What’s in it for Africa?

‘For several years, election observers’ main audience has been the international community, rather than the population whose election they are monitoring,’ says Emma Gordon, senior East Africa risk analyst at the UK-based consultancy Maplecroft

This quote reflects the EU EOMs’ PR credentials – to reinforce an already predominant international reputation as a values-based actor. Similarly, since it is now an international norm, African countries publicly invite EOMs to bolster their democratic credentials within the international community, sending the message that their commitment to democracy can withstand external scrutiny. Yet this is only effective to stave off international media critics if the EU actually takes up the offer to observe elections. This was not the case most recently in Rwanda’s August Presidential elections, where the EU had been cited as stating it lacked the resources to observe the elections. Or in the case of the Angolan Presidential elections, also held in August, where the EU decided not to send a mission because the government had failed to allow the EU access to all parts of the country. A refusal to send an observer mission also hints at a democratic deficit in the said country, or may be an indication of bureaucratic bias (see above), illustrating how normative Europe can construct the rules of the game when it comes to ‘democratic’ elections in Africa.

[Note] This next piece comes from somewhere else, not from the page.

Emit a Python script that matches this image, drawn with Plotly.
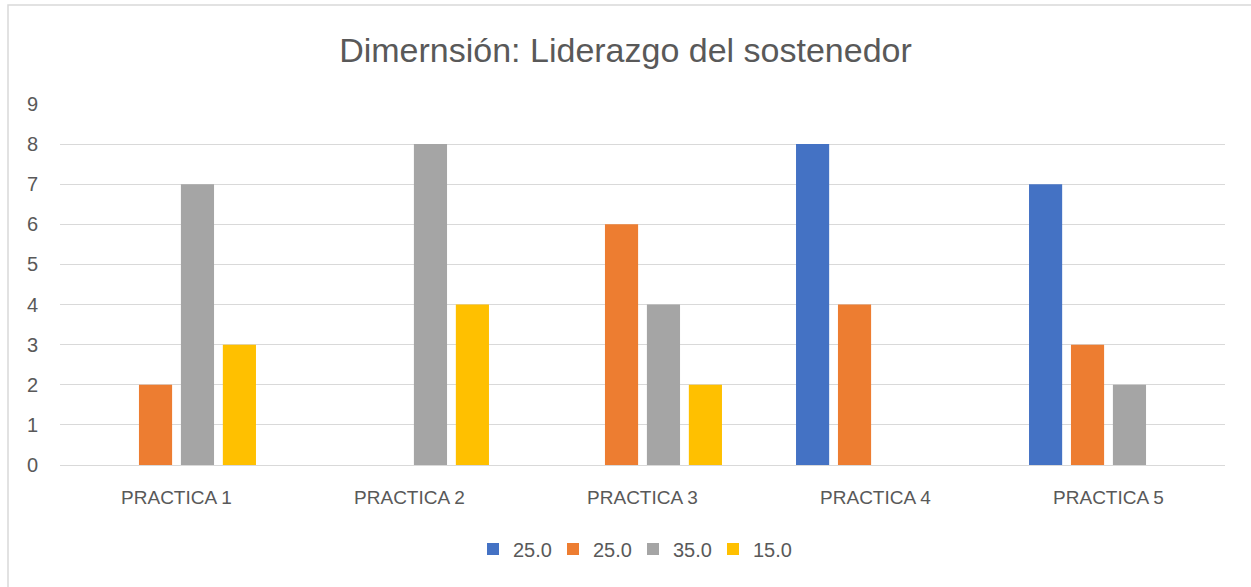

So maybe it is time to reconsider the level of power, legitimacy, and primacy given to Europe as a watchdog of universal values, values which cannot always be easily transposed neatly into an African context and may be shaped by competing vested interests. It is not to say that the EOMs are not an important tool in supporting African democratic developments, particularly in contributing to the mitigation of violence. But rather that the starting point and responsibility for democratic change lie much closer to home, within African countries themselves. This is where the real accountability lies.